Rn 1

Ungeachtet des Umstandes, dass der Interessenausgleich nicht erzwingbar ist (vgl. vor §§ 121, 122 Rn. 40, 43 ff.) und der Betriebsrat die geplante Betriebsänderung letztlich nicht verhindern kann, bieten die Regularien der §§ 112 ff. BetrVG dem Betriebsrat hinreichend Gelegenheit, das Interessenausgleichsverfahren zeitlich auszudehnen.
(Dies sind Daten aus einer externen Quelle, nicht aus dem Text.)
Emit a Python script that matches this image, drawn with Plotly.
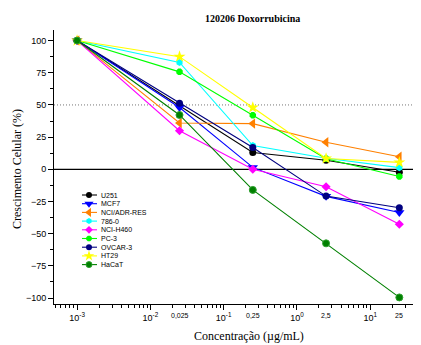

Bis zur Einführung der Fristenlösung des § 113 Abs. 3 Satz 2 und Abs. 3 BetrVG durch das arbeitsrechtliche Beschäftigungsförderungsgesetz mit Wirkung zum 1.10.1996[1] und nach ihrer Streichung durch das Gesetz zur Korrektur in der Sozialversicherung und zur Sicherung der Arbeitnehmerrechte[2] zum 31.12.1998 wurde und wird dieser Strategie des Betriebsrats in der Praxis regelmäßig dadurch begegnet, dass ihm ein zeitnaher Interessenausgleich und die damit verbundene frühzeitige Kündigungsmöglichkeit durch einen großzügig dotierten Sozialplan "abgekauft" wird.

 

Rn 2

Auf Insolvenzverfahren ist diese Praxis schon deshalb nur eingeschränkt übertragbar, weil das Sozialplanvolumen nicht mehr als 2,5 Monatsverdienste der von der Kündigung betroffenen Arbeitnehmer (absolute Beschränkung) und ein Drittel der Masse (relative Beschränkung) übersteigen darf (vgl. § 123 Abs. 1 und Abs. 2 Satz 2). Für den Betriebsrat besteht daher zumindest bei Betriebsstilllegungen regelmäßig kein Anreiz, das Interessenausgleichsverfahren zügig zum Abschluss zu bringen. Eine vorzeitige Durchführung der Betriebsänderung ist dem Insolvenzverwalter aus betriebsverfassungsrechtlicher Sicht daher nur dann möglich, wenn er seine Pflichten aus §§ 111, 112 Abs. 1 BetrVG missachtet. Ein solches Unterfangen ist schon deshalb wenig empfehlenswert, weil der Insolvenzverwalter ansonsten Nachteilsausgleichsansprüchen der betroffenen Arbeitnehmer nach § 113 Abs. 3 BetrVG ausgesetzt wird (vgl. vor §§ 121, 122 Rn. 50 ff.). Diese Ansprüche sind Masseforderungen[3] und werden regelmäßig die Dotierung des Sozialplans nach § 123 Abs. 1 überschreiten.

 

Rn 3

Diese betriebsverfassungsrechtlichen Konsequenzen sind mit dem Ziel einer zügigen Insolvenzabwicklung jedenfalls dann nicht vereinbar, wenn nach dem Eintritt der Insolvenz die unverzügliche Einstellung der Unternehmenstätigkeit erforderlich ist, um weitere Verluste zu vermeiden. Auch wenn Sanierungschancen bestehen, können diese entscheidend beeinträchtigt werden, wenn es nicht gelingt, einzelne unrentable Betriebe des Unternehmens sofort stillzulegen.[4] Vor diesem Hintergrund hat der Gesetzgeber mit § 122 InsO dem Insolvenzverwalter die Möglichkeit eröffnet, eine Betriebsänderung ohne vorheriges Einigungsstellenverfahren nach § 112 Abs. 2 BetrVG durchzuführen, ohne dass Ansprüche auf Nachteilsausgleich gemäß § 113 Abs. 3 BetrVG drohen. Dazu bedarf der Insolvenzverwalter allerdings unter den nachstehend aufgeführten Voraussetzungen der Zustimmung des Arbeitsgerichts in einem von ihm einzuleitenden arbeitsgerichtlichen Beschlussverfahren.

[1] BGBl. 1996, 1476.
[2] BGBl. 1998, 3843.
[3] BAG 13.6.1989, AP Nr. 19 zu § 113 BetrVG 1972 für den Konkurs.
[4] Begründung zu § 140 RegE = § 122 InsO, BT-Drucks. 12/24 43, S. 153, abgedruckt in: Kübler/Prütting, Bd. I S. 318, 319.